«La jeune génération a réussi là où l’on a échoué!» Thomas Mulcair
- Revue Les diplômés
Le 9 décembre 2019
- Mathieu-Robert Sauvé
Ex-ministre de l’Environnement du Québec et ancien chef du Nouveau Parti démocratique, Thomas Mulcair a imaginé comment on a pu réduire nos émissions de gaz à effet de serre entre 2019 et 2050.
Les diplômés: Qu’est-ce qui distingue une famille moyenne en 2050, dans une société «carboneutre», de celle de 2019?
Thomas Mulcair: D’abord, elle ne possède pas de ces véhicules hyper polluants que les Québécois affectionnaient tant 30 ans plus tôt. Je rappelle que c’est au Canada qu’on trouvait en 2019 la plus grande concentration dans le monde de véhicules polluants, et le Québec ne faisait pas exception. En 2050, les automobilistes sont donc passés de façon très majoritaire du côté du transport électrique. Comme nous produisons de l’électricité grâce à une source d’énergie renouvelable, l’eau, l’électrification des transports a contribué beaucoup à la réduction des gaz à effet de serre. Également, l’utilisation du mazout comme combustible pour le chauffage, dans les secteurs industriel et résidentiel, a pratiquement disparu.
LD: Est-ce que l’État a carrément interdit les véhicules à essence?
TM: Sans aller jusqu’à l’interdiction complète, il est devenu très couteux d’utiliser des moteurs à explosion. En Scandinavie, on a instauré dès les années 2010 des mesures dissuasives pour forcer la conversion à l’électricité. Un système de taxes qu’on appelle aussi «bonus-malus» incite les consommateurs à faire des choix plus écologiques. Mais il faut bien comprendre que la population du Québec représente un millième de la population de la planète en 2050. Pour jouer un rôle de chef de file, on a compris qu’il fallait agir sur l’un des piliers du développement durable: la réduction des inégalités.
LD: Du point de vue des élus, qu’est-ce qui a été le plus difficile pour réussir le virage?

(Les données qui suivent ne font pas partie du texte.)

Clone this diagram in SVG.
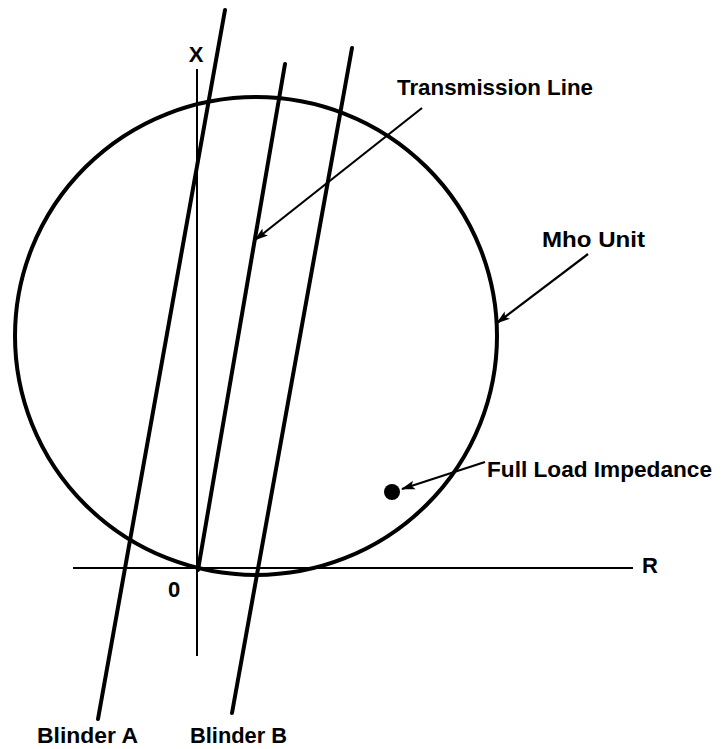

TM: Je crois que c’est le travail coordonné de tous les secteurs de la société qui a été la clé de la réussite. L’État a réussi non seulement à établir des règles cohérentes pour le développement durable, mais à les faire respecter. On se souvient que le Protocole de Kyoto et l’Accord de Paris sur le climat visaient les bonnes cibles, mais on n’a pas su appliquer les mesures prévues pour les atteindre. J’ai passé des années en politique, j’ai fait ce que j’ai pu comme ministre de l’Environnement; j’ai notamment fait adopter une loi sur le développement durable et j’ai fait ajouter dans la Charte des droits et libertés de la personne le droit de vivre dans un environnement sain. Malgré cela, le Canada a échoué à remplir ses obligations aux termes de l’Accord de Paris. Donc, ça prenait un changement de paradigme et ce sont les jeunes qui y sont parvenus en 2050.
LD: Les entreprises se sont donc adaptées pour réduire leurs émissions polluantes?
TM: Elles n’ont pas eu le choix. Sur le coup, c’est peut-être difficile à faire comprendre aux gens d’affaires, mais à la longue ils se sont rendus à l’évidence. Je vous rappelle que, au début du 20e siècle, il y avait encore des enfants qui étaient obligés de travailler dans les mines. Les compagnies minières n’ont pas été heureuses d’appliquer des mesures pour cesser ces pratiques; elles ont dû perdre beaucoup d’argent. Mais personne ne remet en question aujourd’hui l’application des lois interdisant le travail forcé des enfants. C’est un peu la même chose avec le développement durable. D’ailleurs, j’aimerais souligner que, même avec la meilleure volonté, les Québécois ne sont pas isolés du reste du monde dans ce combat. Ils sont tributaires des réalités internationales. Il n’est pas souhaitable que l’industrie de l’aluminium, qui transforme ici du minerai avec de l’énergie propre, soit en compétition avec des pays qui produisent pour moins cher des lingots avec des sources d’énergie polluante. Même s’ils les vendent à un prix moindre. Donc en 2019, on exportait beaucoup de notre pollution et l’on faisait comme si cela ne comptait pas dans notre budget carbone…
LD: À quoi attribuez-vous les succès obtenus par les Québécois en matière de réduction des gaz à effet de serre?
TM: À la révolution verte qui s’est opérée dans la population et qui est largement due à la volonté des jeunes. Les millénariaux ont réussi là où ma génération a échoué. Les jeunes se sont révoltés contre un état de fait qui était en train de nuire à la santé et à la vie sur la planète ainsi qu’à la biodiversité. Et à cette force collective, je dis bravo!